First stop, Stanton and Killen, where I’m introduced to Wendy Killen. I am amazed that a family planted and run vineyard and winery that is a major exporter and one of Australia’s premier fortified makers is so hands on and family run. This is a James Halliday Red 5 star rated winery – the highest rating in Australia. It was established and planted in 1864 by Timothy Stanton. I proceed to have 4 hours with head wine maker Andrew Drumm. The aroma of this place is almost intoxicating – a combination of old wood barrels and sweetness – magnificent. After a full
tour, including inspecting storage barrels still full of wine from the middle of last century, we head to the lab. Here we work on our Master’s Blend mix – a perfect combination of their very finest fortifieds blended to a tasting profile to suit the requirements of our community. An amazing experience – Tawny for its “port” flavour, tannin and structure, blended with a percentage of aged Muscat to add a raisin sweetness, thickness and lusciousness and just 15% of a very old Topaque which perfectly integrates the flavours and adds depth. After trying over 20 combinations, this was it! It was amazing how much variation the smallest changes in percentage made! This blend is now available as a premium “community blend’ – available in 5 litre bulk drums.

Next stop – Buller wines, and I am surprised. Buller is one of the biggest names in the fortified industry and they dominate the Dan Murphy shelves – yet their establishment is surprisingly humble. It has had a chequered history in recent years. The business went into administration in 2013 and was taken over by the local Judd family.

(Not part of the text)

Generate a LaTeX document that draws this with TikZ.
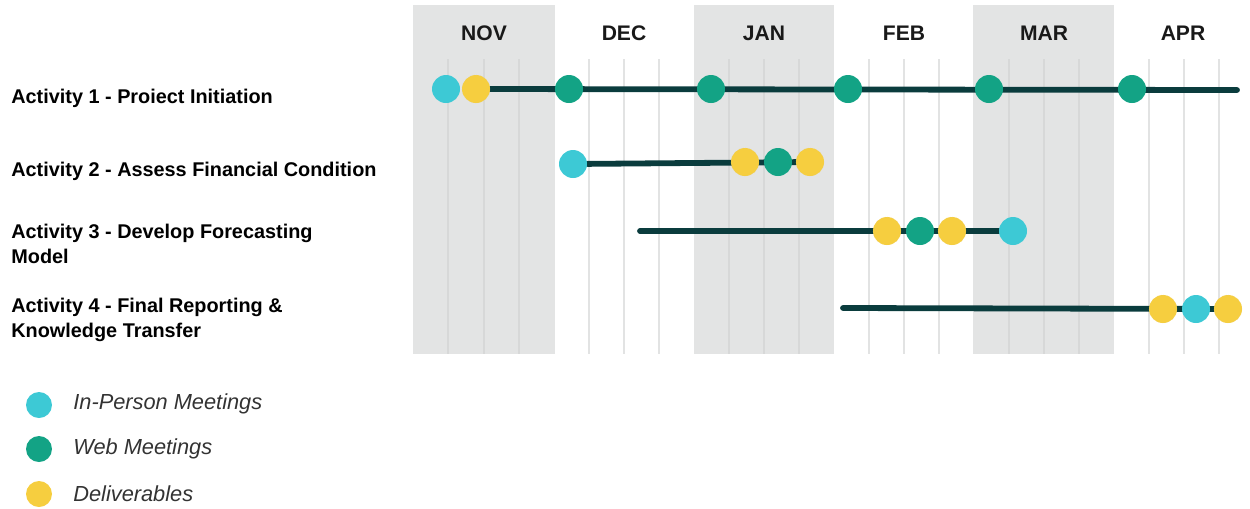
\documentclass[tikz,border=0pt]{standalone}
\usepackage{fontspec}
\setmainfont{Liberation Sans}
\usetikzlibrary{backgrounds}
\definecolor{bandgray}{HTML}{E3E4E4}
\definecolor{gridgray}{HTML}{E2E3E3}
\definecolor{gridband}{HTML}{D7D8D8}
\definecolor{bardark}{HTML}{0A3C3D}
\definecolor{inpersoncol}{HTML}{3DC9D5}
\definecolor{webcol}{HTML}{13A385}
\definecolor{delivcol}{HTML}{F6CE3F}
\tikzset{
    dot/.style={circle, inner sep=0pt, minimum size=0.56cm},
    inperson/.style={dot, fill=inpersoncol},
    web/.style={dot, fill=webcol},
    deliv/.style={dot, fill=delivcol, draw=delivcol!80!black!60, densely dotted, line width=0.2pt},
    keydot/.style={circle, inner sep=0pt, minimum size=0.52cm},
    bar/.style={bardark, line width=3.3pt, line cap=round},
    gridline/.style={gridgray, line width=0.7pt},
    month/.style={font=\bfseries\fontsize{12}{14}\selectfont, text=black!90},
    actlabel/.style={anchor=west, align=left, inner sep=0pt, font=\bfseries\fontsize{11.3}{14.2}\selectfont},
    keylabel/.style={anchor=west, inner sep=0pt, text=black!80, font=\itshape\fontsize{12.4}{14}\selectfont}
}
\begin{document}
\begin{tikzpicture}[x=0.02cm, y=-0.02cm]
        \useasboundingbox (0,0) rectangle (1250,508);
        % months
        \node[month] (nov) at (484,33) {NOV};
        \node[month] (dec) at (624,33) {DEC};
        \node[month] (jan) at (764,33) {JAN};
        \node[month] (feb) at (904,33) {FEB};
        \node[month] (mar) at (1044,33) {MAR};
        \node[month] (apr) at (1183,33) {APR};
        % activities
        \node[actlabel] (act1) at (11,98) {Activity 1 - Proiect Initiation};
        \node[actlabel] (act2) at (11,171) {Activity 2 - Assess Financial Condition};
        \node[actlabel] (act3) at (11,244) {Activity 3 - Develop Forecasting\\Model};
        \node[actlabel] (act4) at (11,320) {Activity 4 - Final Reporting \&\\Knowledge Transfer};
        % row 1
        \node[inperson] (r1a) at (446,89) {};
        \node[deliv] (r1b) at (476,89) {};
        \node[web] (r1c) at (569,89) {};
        \node[web] (r1d) at (711,89) {};
        \node[web] (r1e) at (848,89) {};
        \node[web] (r1f) at (989,89) {};
        \node[web] (r1g) at (1132,89) {};
        \coordinate (r1end) at (1237,90);
        % row 2
        \node[inperson] (r2a) at (573,164) {};
        \node[deliv] (r2b) at (745,162) {};
        \node[web] (r2c) at (778,162) {};
        \node[deliv] (r2d) at (810,162) {};
        % row 3
        \coordinate (r3start) at (640,231);
        \node[deliv] (r3a) at (887,231) {};
        \node[web] (r3b) at (920,231) {};
        \node[deliv] (r3c) at (952,231) {};
        \node[inperson] (r3d) at (1013,231) {};
        % row 4
        \coordinate (r4start) at (843,308);
        \node[deliv] (r4a) at (1163,309) {};
        \node[inperson] (r4b) at (1196,309) {};
        \node[deliv] (r4c) at (1228,309) {};
        % key
        \node[keydot, fill=inpersoncol] (k1) at (39,405) {};
        \node[keydot, fill=webcol] (k2) at (39,449) {};
        \node[keydot, fill=delivcol] (k3) at (39,494) {};
        \node[keylabel] (k1t) at (73,404) {In-Person Meetings};
        \node[keylabel] (k2t) at (73,449) {Web Meetings};
        \node[keylabel] (k3t) at (73,494) {Deliverables};
        \begin{scope}[on background layer]
            \fill[bandgray] (413,5) rectangle (555,354);
            \fill[bandgray] (694,5) rectangle (834,354);
            \fill[bandgray] (973,5) rectangle (1114,354);
            \draw[gridline, gridband] (448,59) -- (448,354) (484,59) -- (484,354) (519,59) -- (519,354)
                (729,59) -- (729,354) (764,59) -- (764,354) (799,59) -- (799,354)
                (1009,59) -- (1009,354) (1044,59) -- (1044,354) (1079,59) -- (1079,354);
            \draw[gridline] (589,59) -- (589,354) (624,59) -- (624,354) (659,59) -- (659,354)
                (869,59) -- (869,354) (904,59) -- (904,354) (939,59) -- (939,354)
                (1149,59) -- (1149,354) (1184,59) -- (1184,354) (1219,59) -- (1219,354);
            \draw[bar] (r1b) -- (r1end);
            \draw[bar] (r2a) -- (r2d);
            \draw[bar] (r3start) -- (r3d);
            \draw[bar] (r4start) -- (r4c);
        \end{scope}
    \end{tikzpicture}
\end{document}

Nowadays, their cheaper wine is produced in the Swan Hill region and only the high end fortified is from the premium Rutherglen vineyard. Thankfully, the takeover included the purchase of all the old storage barrels, so the legend continues. It’s another Halliday 5 star rated establishment – and I’m in for a treat! Entering the tasting room I introduce myself and am taken through a standard tasting. Buller also does a full range of table wines – including Durif’s which are the best that this country produces. Durif is a high tannic, intensely inky dark and brooding wine which obviously likes the same soil and hot, dry growing conditions. We have included their delicious Nine Muses Shiraz in the current subscription. These guys also produce a magnificent Pedro Ximenez, the dark , intense Spanish Sherry that has gained a following for use in cooking – but seriously, it’s better than that, it’s an incredible drop!

Dave Whyte, the head wine maker takes me on a tour of the storage barn – an old shed full of the largest, oldest barrels I have ever seen. One large barrel is full of wine from 1940 – and it is stored very close to the roof on the 2nd floor. In summer its temperature rises dramatically and winter it lowers. This is apparently part of the maturation process. I am then taken on a full tasting flight of the oldest and rarest wines. Amazing and unbelievable! You simply can’t sip and spit this stuff, it’s like liquid gold! All of these products are in the hundreds of dollars a bottle.

As I leave Rutherglen, the thick syrupy sweetness lingers and I ponder a tiny part of our vast country so close to other wine regions yet so very unique. An area that looks innocuous and low key with the simplest of wineries and facilities – still run by small hands-on family’s, producing pure magic. I can’t help pondering how fortunate we are. This really is the lucky country.